WHAT TO PRODUCE
Omit all pictures, then retype the data exactly as given.

SOURCE DATA

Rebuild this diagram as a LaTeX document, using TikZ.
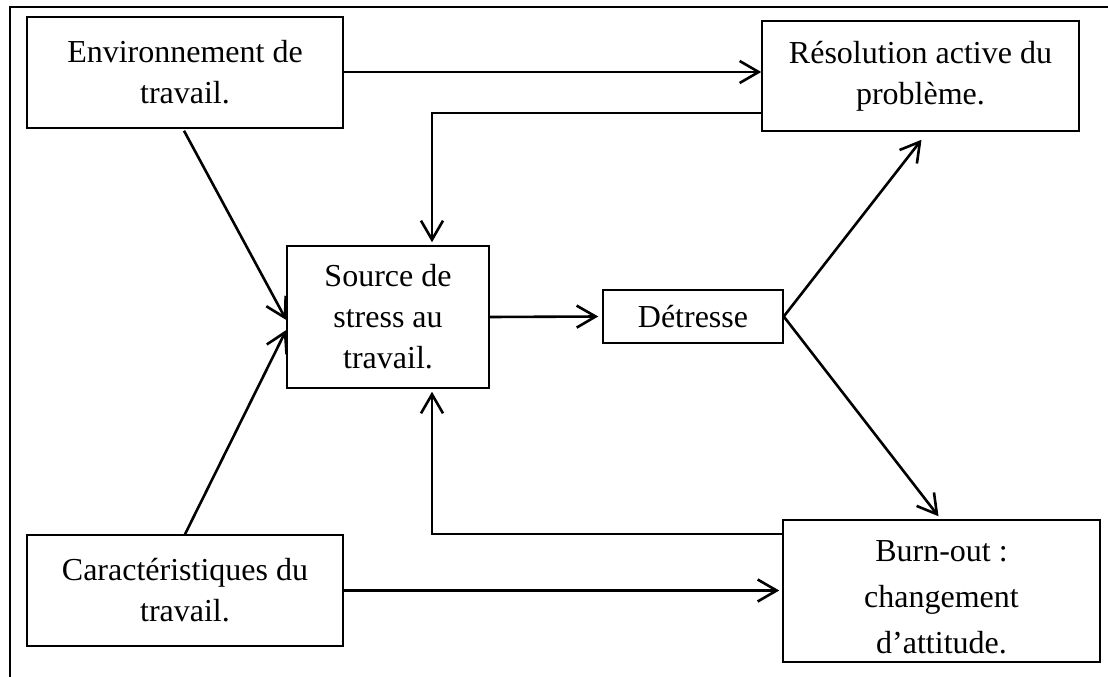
\documentclass[tikz,border=0pt]{standalone}
\usepackage{fontspec}
\setmainfont{Liberation Serif}
\usetikzlibrary{arrows.meta,calc}
\begin{document}
\begin{tikzpicture}[x=1pt,y=-1pt,
  box/.style={draw,line width=1.5pt,align=center,inner sep=0pt,
    font=\fontsize{32}{41}\selectfont},
  txt/.style={align=center,inner sep=0pt,font=\fontsize{32}{46}\selectfont},
  arr/.style={line width=2.6pt,-{Straight Barb[length=19pt,width=22pt,line width=2.6pt]}},
  frameline/.style={line width=2.2pt}]
\useasboundingbox (0,0) rectangle (1108,677);
% outer frame (top and left edges)
\draw[frameline] (10,677) -- (10,7) -- (1108,7);
% boxes
\node[box,minimum width=316pt,minimum height=111pt] (env) at (185,72.5) {Environnement de\\travail.};
\node[box,minimum width=317pt,minimum height=110pt] (res) at (920.5,76) {Résolution active du\\problème.};
\node[box,minimum width=202pt,minimum height=142pt] (src) at (388,317) {Source de\\stress au\\travail.};
\node[box,minimum width=180pt,minimum height=53pt] (det) at (693,316.5) {Détresse};
\node[box,minimum width=316pt,minimum height=111pt] (car) at (185,590.5) {Caractéristiques du\\travail.};
\node[box,minimum width=317pt,minimum height=142pt] (burn) at (941.5,591) {};
\node[txt] (burntxt) at ($(burn.center)+(0,6)$) {Burn-out :\\changement\\d’attitude.};
% bend points of the feedback loops
\coordinate (k1) at (432,113);
\coordinate (k2) at (432,534);
% connectors
\draw[arr] ($(env.east)+(0,-0.5)$) -- ($(env.east -| res.west)+(0,-0.5)$);
\draw[arr] (k1 -| res.west) -- (k1) -- ($(k1 |- src.north)+(0,-3)$);
\draw[arr] ($(env.south)+(-1,2)$) -- ($(src.west)+(0,3)$);
\draw[arr] (car.north) -- ($(src.west)+(0,13)$);
\draw[arr] (src.east) -- ($(det.west)+(-4,0)$);
\draw[arr] (det.east) -- ($(res.south)+(1,8)$);
\draw[arr] (det.east) -- ($(burn.north)+(-3,-3)$);
\draw[arr] (k2 -| burn.west) -- (k2) -- ($(k2 |- src.south)+(0,3)$);
\draw[arr] (car.east) -- ($(car.east -| burn.west)+(-3,0)$);
\end{tikzpicture}
\end{document}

PROBLEM SOLUTION
Rebuild this diagram as a LaTeX document, using TikZ.
\documentclass[tikz,border=0pt]{standalone}
\usepackage{fontspec}
\setmainfont{Liberation Serif}
\usetikzlibrary{arrows.meta,calc}
\begin{document}
\begin{tikzpicture}[x=1pt,y=-1pt,
  box/.style={draw,line width=1.5pt,align=center,inner sep=0pt,
    font=\fontsize{32}{41}\selectfont},
  txt/.style={align=center,inner sep=0pt,font=\fontsize{32}{46}\selectfont},
  arr/.style={line width=2.6pt,-{Straight Barb[length=19pt,width=22pt,line width=2.6pt]}},
  frameline/.style={line width=2.2pt}]
\useasboundingbox (0,0) rectangle (1108,677);
% outer frame (top and left edges)
\draw[frameline] (10,677) -- (10,7) -- (1108,7);
% boxes
\node[box,minimum width=316pt,minimum height=111pt] (env) at (185,72.5) {Environnement de\\travail.};
\node[box,minimum width=317pt,minimum height=110pt] (res) at (920.5,76) {Résolution active du\\problème.};
\node[box,minimum width=202pt,minimum height=142pt] (src) at (388,317) {Source de\\stress au\\travail.};
\node[box,minimum width=180pt,minimum height=53pt] (det) at (693,316.5) {Détresse};
\node[box,minimum width=316pt,minimum height=111pt] (car) at (185,590.5) {Caractéristiques du\\travail.};
\node[box,minimum width=317pt,minimum height=142pt] (burn) at (941.5,591) {};
\node[txt] (burntxt) at ($(burn.center)+(0,6)$) {Burn-out :\\changement\\d’attitude.};
% bend points of the feedback loops
\coordinate (k1) at (432,113);
\coordinate (k2) at (432,534);
% connectors
\draw[arr] ($(env.east)+(0,-0.5)$) -- ($(env.east -| res.west)+(0,-0.5)$);
\draw[arr] (k1 -| res.west) -- (k1) -- ($(k1 |- src.north)+(0,-3)$);
\draw[arr] ($(env.south)+(-1,2)$) -- ($(src.west)+(0,3)$);
\draw[arr] (car.north) -- ($(src.west)+(0,13)$);
\draw[arr] (src.east) -- ($(det.west)+(-4,0)$);
\draw[arr] (det.east) -- ($(res.south)+(1,8)$);
\draw[arr] (det.east) -- ($(burn.north)+(-3,-3)$);
\draw[arr] (k2 -| burn.west) -- (k2) -- ($(k2 |- src.south)+(0,3)$);
\draw[arr] (car.east) -- ($(car.east -| burn.west)+(-3,0)$);
\end{tikzpicture}
\end{document}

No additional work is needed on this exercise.